It’s 6th Avenue. And then it’s 7th. Up and down. Stop and go.
Some of us are walking. We may get rained on. It takes us much longer to arrive. We may not ever get where we’re going on time. A loss.
Others are driven. A comfortable backseat from which to daydream and scheme. An easy ride to catch our breath and still get somewhere faster.
Sometimes, we get lucky. We find a penny face-up, or a dime to make the rest of our subway fare with. Maybe someone even offers a ride, at least some of the way. Or we have enough to hail a cab.
And sometimes, an accident happens. Traffic grinds us to a halt. We huff and puff, wondering if it’s even worth going all the way.
The rest of us might just be floating along, content with each pit stop more than any final destination. Convinced that as long as we’re moving, we’re fine.
The point, I guess, is that there isn’t enough room for everyone on the road, nor on the sidewalk or on the train. Maybe it’s better to wait for the next one. To not rush, and trust that wherever we’re going, we’ll get there somehow.
And sometimes, we may just be going the wrong way. Or we’re just not supposed to get there at all.
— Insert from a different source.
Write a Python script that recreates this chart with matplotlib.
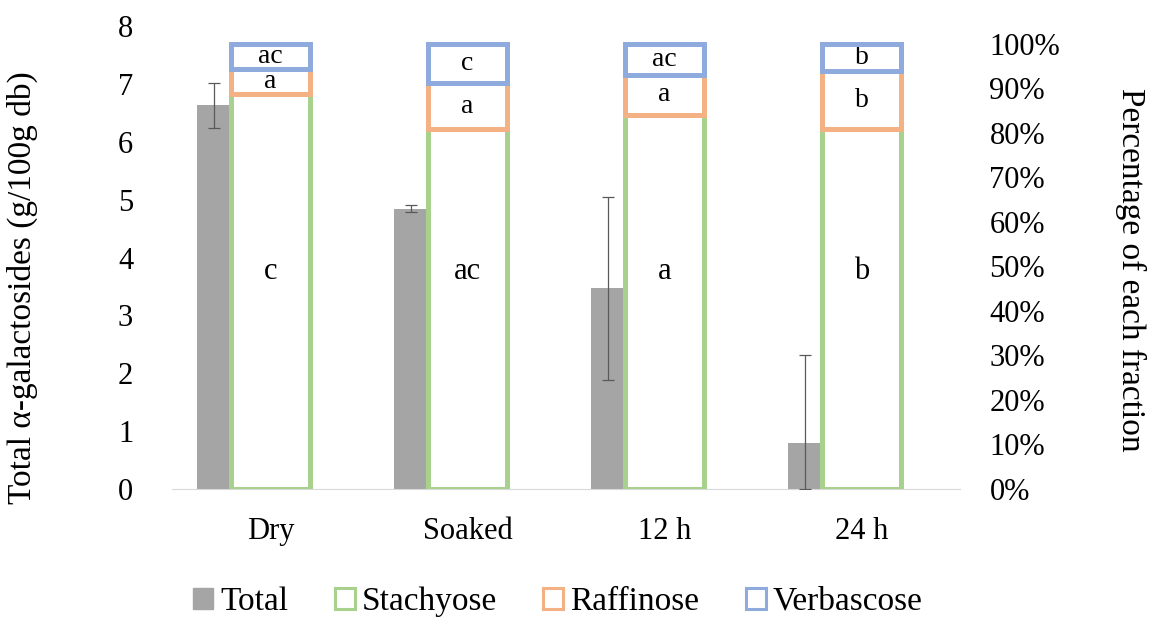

If and when we finally arrive, does it even matter how we got here?
It does.
You, still young, never having lost, not a tear shed or a decimal missing. You never bother to even consider it the luck you have, and that others don’t.
Or you, now aged and creaky, arriving with less than you had before, or nothing at all. Bitter that no one ever slowed down enough for you to catch up.
What then? Is it worth your efforts? Would you rather give or take? It’s easy to assume your walk is a necessity, the other’s ride a luxury.
Is there a way we can all move at the same pace? The same level of comfort? Is there a way to make this all more fair?
Or is this all of this built on the notion that the only responsibility we have is to ourselves, and that believing any deck of cards can dictate our fate is, itself, just a precarious house of cards?
It’s the illusion that life is anything but a zero-sum game.